Saturday, May 31, 2008

Night On Earth


Uh, I don't get it. My friend tells me he has this movie with him that his pal recommended he watch. Said it's a great movie about taxi drivers and twelve minutes. That was all he knew about the film. Basically the film takes place in 5 different cities around the world, each city has a short film dedicated to it and/or the taxi ride we witness taking place in said city.

We turn this thing on - ragging the hell out of Winona Rider because she's a horrible actress. It was painful to watch her on screen "acting" she looked like she was acting. Unacceptable. I thought Gena Rowlands sharing the scenes with her would save my sanity, but even she was intolerable. I decided her performance was an attempt to evoke Katerine Hepburn or Lauren Bacall. It was awkward. We'll always have "The Notebook", Gena.

That piece was set in..Los Angeles. The other cities were Paris, Helsinki, New York, and one other city..who cares. The only reason I continued watching was to see Helsinki on film since I was there recently, and then there was a German character in the New York piece, and I always like hearing German in movies - the German character by the way was supposed to have been a circus clown in East Germany, to prove this he pulls out two little plastic flutes and plays them simultaneously with both hands. What the hell? Am I supposed to think that's what I would see in an East German circus? An old man playing two little flutes? What does that say? What does that prove?

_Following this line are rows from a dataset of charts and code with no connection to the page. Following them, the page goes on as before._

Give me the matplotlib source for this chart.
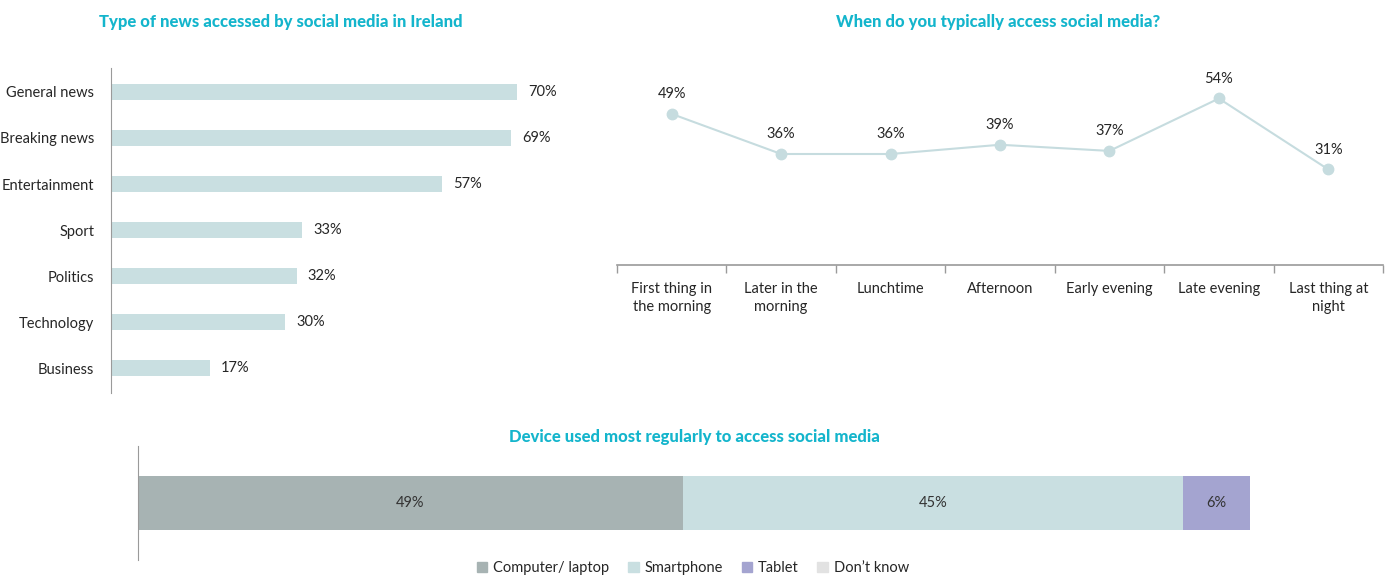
import matplotlib
matplotlib.use("Agg")
import matplotlib.pyplot as plt
from matplotlib.patches import Patch

plt.rcParams['font.family'] = ['Lato', 'DejaVu Sans']

# Тип новостей
news_types = ["General news", "Breaking news", "Entertainment", "Sport",
              "Politics", "Technology", "Business"]
news_values = [70, 69, 57, 33, 32, 30, 17]

# Время доступа
times = ["First thing in\nthe morning", "Later in the\nmorning", "Lunchtime",
         "Afternoon", "Early evening", "Late evening", "Last thing at\nnight"]
time_values = [49, 36, 36, 39, 37, 54, 31]

# Устройства
devices = ["Computer/ laptop", "Smartphone", "Tablet", "Don\u2019t know"]
device_values = [49, 45, 6, 0]
device_colors = ["#a7b3b3", "#c9dfe1", "#a4a4d0", "#e2e2e2"]

TITLE_C = "#14b5cc"
TEXT_C = "#262626"
BAR_C = "#c9dfe1"
AXIS_C = "#9a9a9a"
FS = 10.5

W, H = 1385, 577
fig = plt.figure(figsize=(W / 100, H / 100), dpi=100)


def px_axes(x0, y0, x1, y1):
    # оси по пиксельным координатам (сверху вниз)
    return fig.add_axes([x0 / W, 1 - y1 / H, (x1 - x0) / W, (y1 - y0) / H])


def title(x, y, s):
    fig.text(x / W, 1 - y / H, s, ha="center", va="center", fontsize=12,
             fontweight="black", color=TITLE_C)


# --- горизонтальные столбцы ---
ax1 = px_axes(111, 68, 111 + 5.8 * 80, 393)
ypos = range(len(news_types))
ax1.barh(ypos, news_values, height=0.35, color=BAR_C)
ax1.set_ylim(6.54, -0.52)
ax1.set_xlim(0, 80)
ax1.set_yticks(list(ypos))
ax1.set_yticklabels(news_types, fontsize=FS, color=TEXT_C)
ax1.tick_params(axis='y', length=0, pad=12)
ax1.set_xticks([])
for s in ["top", "right", "bottom"]:
    ax1.spines[s].set_visible(False)
ax1.spines["left"].set_color(AXIS_C)
for y, v in zip(ypos, news_values):
    ax1.annotate(f"{v}%", (v, y), xytext=(8, 0), textcoords="offset points",
                 va="center", ha="left", fontsize=FS, color=TEXT_C)
title(281, 22, "Type of news accessed by social media in Ireland")

# --- линия ---
ax2 = px_axes(617, 80, 1383, 265)
xpos = list(range(len(times)))
ax2.plot(xpos, time_values, color="#c6dcdf", lw=1.5, marker="o", ms=7.5,
         mfc="#c6dcdf", mec="#c6dcdf")
ax2.set_xlim(-0.5, 6.5)
ax2.set_ylim(0, 60)
ax2.set_yticks([])
ax2.set_xticks(xpos)
ax2.set_xticklabels(times, fontsize=FS, color=TEXT_C, linespacing=1.35)
ax2.tick_params(axis='x', which='major', length=0, pad=12)
ax2.set_xticks([i - 0.5 for i in range(len(times) + 1)], minor=True)
ax2.tick_params(axis='x', which='minor', length=6, color=AXIS_C, width=1)
for s in ["top", "right", "left"]:
    ax2.spines[s].set_visible(False)
ax2.spines["bottom"].set_color(AXIS_C)
ax2.spines["bottom"].set_linewidth(1.2)
for x, v in zip(xpos, time_values):
    ax2.annotate(f"{v}%", (x, v), xytext=(0, 9), textcoords="offset points",
                 va="bottom", ha="center", fontsize=FS, color=TEXT_C)
title(998, 22, "When do you typically access social media?")

# --- составной столбец ---
ax3 = px_axes(138, 446, 1250, 560)
left = 0
for name, v, c in zip(devices, device_values, device_colors):
    if v > 0:
        ax3.barh(0, v, left=left, height=0.93, color=c)
        ax3.text(left + v / 2, 0, f"{v}%", ha="center", va="center",
                 fontsize=FS, color="#333333")
    left += v
ax3.set_xlim(0, 100)
ax3.set_ylim(-1, 1)
ax3.set_xticks([])
ax3.set_yticks([])
for s in ["top", "right", "bottom"]:
    ax3.spines[s].set_visible(False)
ax3.spines["left"].set_color(AXIS_C)
title(694, 437, "Device used most regularly to access social media")

handles = [Patch(color=c, label=n) for n, c in zip(devices, device_colors)]
fig.legend(handles=handles, loc="center", bbox_to_anchor=(693 / W, 1 - 568 / H),
           ncol=4, frameon=False, fontsize=FS, handlelength=0.7,
           handleheight=0.7, handletextpad=0.4, columnspacing=1.3,
           labelcolor=TEXT_C)

fig.savefig("out.png", dpi=100)
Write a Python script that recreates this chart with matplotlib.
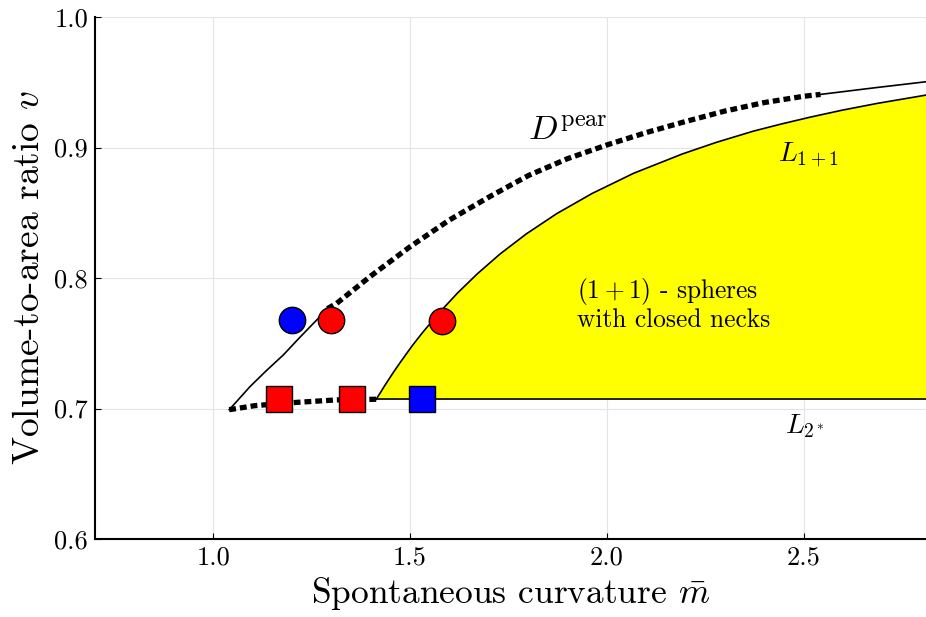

I read the boards at IMDB (love that place) some hated the movie, others rave it's the best thing they'd ever seen..such intricacy, subtleness, the span of the human condition, how people communicate. Right. What I did like about this movie was how it showcased the streets of each city, sort of the way you would experience a city if you were riding in a cab there in the middle of the night. So, yeah, I guess maybe that was the point of the film - in some ways - so, kudos to the direction of the driving.
To each their own. I'd take Jarmusch's "Coffee and Cigarettes" over this movie any day.